Covariant Gravitational Field Equations of Self-Variation Theory

We develop the gravitational sector of Self-Variation Theory (SVT), a covariant framework in which gravitational dynamics emerge from the self-variation of intrinsic physical quantities and their associated spacetime equilibration structure. Starting from the SVT gravitational potential, we derive the corresponding field intensity, propagation properties, and an effective static spherically symmetric spacetime geometry. In the infinite-range regime, the theory reproduces the standard weak-field parametrized post-Newtonian limit with γ=1 and β=1, yielding agreement with General Relativity in classical tests such as perihelion precession, light deflection, and Shapiro time delay. We further investigate the large-scale gravitational behavior predicted by the theory. For small negative values of the dimensionless parameter k, the SVT field generates extended quasi-flat galactic rotation curves without requiring a dark matter halo.

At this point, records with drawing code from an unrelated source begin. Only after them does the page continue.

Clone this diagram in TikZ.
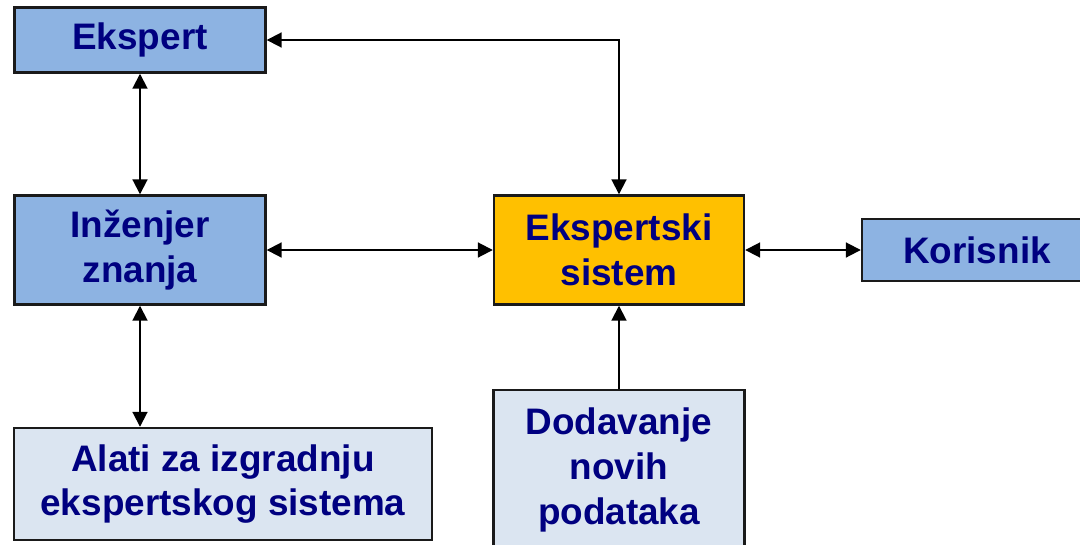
\documentclass[tikz,border=0pt]{standalone}
\usepackage{fontspec}
\setmainfont{Liberation Sans}
\usetikzlibrary{arrows.meta}
\begin{document}
\begin{tikzpicture}[x=0.02cm, y=-0.02cm,
    box/.style={draw=esBorder, line width=1.4pt, text=esText, align=center,
        font=\fontsize{21}{25.5}\selectfont\bfseries, inner sep=0pt},
    link/.style={{Triangle[length=8.5pt,width=8.5pt]}-{Triangle[length=8.5pt,width=8.5pt]}, line width=1.1pt},
    feed/.style={-{Triangle[length=8.5pt,width=8.5pt]}, line width=1.1pt}]
        % Farben
        \definecolor{esBlue}{HTML}{8DB3E2}
        \definecolor{esPale}{HTML}{DBE5F1}
        \definecolor{esGold}{HTML}{FFC000}
        \definecolor{esText}{HTML}{000080}
        \definecolor{esBorder}{HTML}{1A1A1A}

        \useasboundingbox (0,0) rectangle (1080,545);
        \clip (0,0) rectangle (1080,545);

        % Kaesten
        \node[box, fill=esBlue, minimum width=5.02cm, minimum height=1.3cm] (ekspert) at (140,40) {Ekspert};
        \node[box, fill=esBlue, minimum width=5.02cm, minimum height=2.18cm] (inzenjer) at (140,250) {Inženjer\\znanja};
        \node[box, fill=esPale, minimum width=8.36cm, minimum height=2.24cm] (alati) at (223,484) {Alati za izgradnju\\ekspertskog sistema};
        \node[box, fill=esGold, minimum width=5.0cm, minimum height=2.18cm] (sistem) at (619,250) {Ekspertski\\sistem};
        \node[box, fill=esBlue, minimum width=4.6cm, minimum height=1.24cm] (korisnik) at (977,250) {Korisnik};
        \node[box, fill=esPale, minimum width=5.02cm, minimum height=3.2cm] (dodavanje) at (619,470) {Dodavanje\\novih\\podataka};

        % Pfeile
        \draw[link] (ekspert) -- (inzenjer);
        \draw[link] (ekspert.east) -| (sistem.north);
        \draw[link] (inzenjer) -- (sistem);
        \draw[link] (sistem) -- (korisnik);
        \draw[link] (inzenjer.south) -- (inzenjer.south |- alati.north);
        \draw[feed] (dodavanje) -- (sistem);
\end{tikzpicture}
\end{document}
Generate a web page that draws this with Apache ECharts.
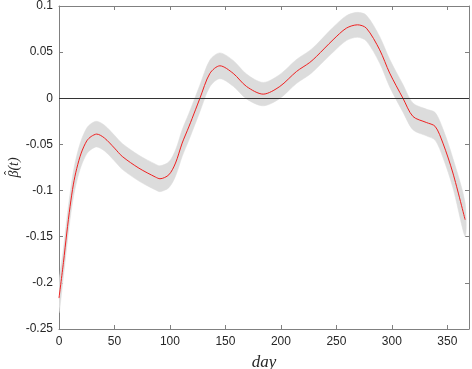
<!DOCTYPE html>
<html>
<head>
<meta charset="utf-8">
<script src="https://cdn.jsdelivr.net/npm/echarts@6/dist/echarts.min.js"></script>
<style>
html,body{margin:0;padding:0;background:#fff;}
#c{width:472px;height:369px;}
</style>
</head>
<body>
<div id="c"></div>
<script>
var days = [0, 4, 7, 10, 13, 16, 20, 25, 29, 34, 41, 50, 57, 72, 87, 91, 99, 105, 111, 117, 123, 127, 136, 145, 157, 169, 184, 199, 214, 226, 232, 247, 259, 269, 277, 289, 298, 310, 319, 331, 339, 346, 355, 366];
// Estimated beta(t)
var beta = [-0.2165, -0.178, -0.146, -0.117, -0.093, -0.076, -0.0594, -0.0462, -0.0414, -0.0388, -0.0431, -0.054, -0.063, -0.0757, -0.0854, -0.0872, -0.0829, -0.0702, -0.0486, -0.031, -0.0125, 0, 0.027, 0.0352, 0.027, 0.0128, 0.0045, 0.0128, 0.029, 0.0388, 0.0453, 0.0634, 0.076, 0.0796, 0.076, 0.0525, 0.0273, 0, -0.0197, -0.0262, -0.0305, -0.0486, -0.081, -0.1316];
// Confidence band bounds
var upper = [-0.2005, -0.163, -0.131, -0.103, -0.079, -0.062, -0.0454, -0.0322, -0.0274, -0.0249, -0.0292, -0.0401, -0.049, -0.0617, -0.0714, -0.0732, -0.0689, -0.056, -0.0341, -0.0165, 0.002, 0.0145, 0.0415, 0.0492, 0.041, 0.0263, 0.0172, 0.0258, 0.042, 0.0518, 0.0583, 0.0769, 0.0895, 0.0931, 0.090, 0.067, 0.0423, 0.015, -0.0052, -0.0117, -0.0155, -0.0331, -0.065, -0.1136];
var lower = [-0.2325, -0.193, -0.161, -0.131, -0.107, -0.090, -0.0734, -0.0602, -0.0554, -0.0527, -0.0570, -0.0679, -0.077, -0.0897, -0.0994, -0.1012, -0.0969, -0.0844, -0.0631, -0.0455, -0.027, -0.0145, 0.0125, 0.0212, 0.013, -0.0007, -0.0082, -0.0002, 0.016, 0.0258, 0.0323, 0.0499, 0.0625, 0.0661, 0.062, 0.038, 0.0123, -0.015, -0.0342, -0.0407, -0.0455, -0.0641, -0.097, -0.1496];
// Axis ticks
var xTicks = [0, 50, 100, 150, 200, 250, 300, 350];
var yTicks = [-0.25, -0.2, -0.15, -0.1, -0.05, 0, 0.05, 0.1];

var xMin = 0, xMax = 369.5, xInt = 50;
var yMin = -0.25, yMax = 0.1, yInt = 0.05;

var axisCol = '#808080';
var labelStyle = {color: '#262626', fontFamily: 'Liberation Sans, Arial, sans-serif', fontSize: 12};

var linePts = days.map(function (d, i) { return [d, beta[i]]; });
var bandPts = days.map(function (d, i) { return [d, upper[i], lower[i]]; });

function fmtY(v) {
  var r = Math.round(v * 100) / 100;
  return String(r);
}

var serif = 'Liberation Serif, DejaVu Serif, serif';

var chart = echarts.init(document.getElementById('c'), null, {renderer: 'canvas'});
chart.setOption({
  animation: false,
  backgroundColor: '#fff',
  grid: {left: 59, right: 3, top: 6, bottom: 40, containLabel: false, outerBoundsMode: 'none'},
  graphic: [{
    type: 'text',
    x: 10, y: 173,
    rotation: Math.PI / 2,
    silent: true,
    z: 100,
    style: {text: '\u02C6', fontFamily: serif, fontSize: 12, fill: '#262626', align: 'center', verticalAlign: 'middle'}
  }],
  xAxis: [{
    type: 'value', min: xMin, max: xMax, interval: xInt,
    position: 'bottom',
    axisLine: {show: true, onZero: false, lineStyle: {color: axisCol, width: 1}},
    axisTick: {show: true, inside: true, length: 4, lineStyle: {color: axisCol}},
    axisLabel: Object.assign({margin: 7, showMaxLabel: false, formatter: function (v) { return xTicks.indexOf(v) >= 0 ? String(v) : ''; }}, labelStyle),
    splitLine: {show: false},
    name: 'day', nameLocation: 'middle', nameGap: 25, nameMoveOverlap: false,
    nameTextStyle: {fontFamily: serif, fontStyle: 'italic', fontSize: 17, color: '#262626'}
  }, {
    type: 'value', min: xMin, max: xMax, interval: xInt,
    position: 'top',
    axisLine: {show: true, onZero: false, lineStyle: {color: axisCol, width: 1}},
    axisTick: {show: true, inside: true, length: 4, lineStyle: {color: axisCol}},
    axisLabel: {show: false},
    splitLine: {show: false}
  }],
  yAxis: [{
    type: 'value', min: yMin, max: yMax, interval: yInt,
    position: 'left',
    axisLine: {show: true, onZero: false, lineStyle: {color: axisCol, width: 1}},
    axisTick: {show: true, inside: true, length: 4, lineStyle: {color: axisCol}},
    axisLabel: Object.assign({margin: 6, formatter: fmtY}, labelStyle),
    splitLine: {show: false},
    name: '\u03B2(t)', nameLocation: 'middle', nameGap: 38, nameRotate: 90, nameMoveOverlap: false,
    nameTextStyle: {fontFamily: serif, fontStyle: 'italic', fontSize: 14, lineHeight: 14, color: '#262626'}
  }, {
    type: 'value', min: yMin, max: yMax, interval: yInt,
    position: 'right',
    axisLine: {show: true, onZero: false, lineStyle: {color: axisCol, width: 1}},
    axisTick: {show: true, inside: true, length: 4, lineStyle: {color: axisCol}},
    axisLabel: {show: false},
    splitLine: {show: false}
  }],
  series: [{
    type: 'custom',
    name: 'band',
    xAxisIndex: 0, yAxisIndex: 0,
    data: [0],
    clip: true,
    z: 1,
    silent: true,
    renderItem: function (params, api) {
      if (params.dataIndex !== 0) return null;
      var pts = [];
      for (var i = 0; i < bandPts.length; i++) pts.push(api.coord([bandPts[i][0], bandPts[i][1]]));
      for (var j = bandPts.length - 1; j >= 0; j--) pts.push(api.coord([bandPts[j][0], bandPts[j][2]]));
      return {
        type: 'polygon',
        shape: {points: pts, smooth: 0.3},
        style: {fill: '#dcdcdc', stroke: '#dcdcdc', lineWidth: 0.5}
      };
    },
    encode: {x: -1, y: -1}
  }, {
    type: 'line',
    name: 'zero',
    data: [],
    z: 3,
    markLine: {
      silent: true, symbol: ['none', 'none'], label: {show: false},
      lineStyle: {color: '#333333', width: 1, type: 'solid'},
      data: [{yAxis: 0}]
    }
  }, {
    type: 'line',
    name: 'beta',
    data: linePts,
    smooth: 0.3,
    showSymbol: false,
    symbol: 'none',
    z: 4,
    lineStyle: {color: '#f02020', width: 1}
  }]
});
</script>
</body>
</html>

The rotational dynamics are governed by a single emergent length scale Q, which is determined by the baryonic mass and characteristic velocity scale of the system. The onset and extent of the flat rotation regime occur at a radius satisfying Rmax=1.2Q, providing a direct mass–velocity–radius relation for disk galaxies. These results suggest that Self-Variation Theory provides a covariant geometric framework capable of unifying local relativistic gravitational phenomena with large-scale galactic dynamics through a single emergent structural scale.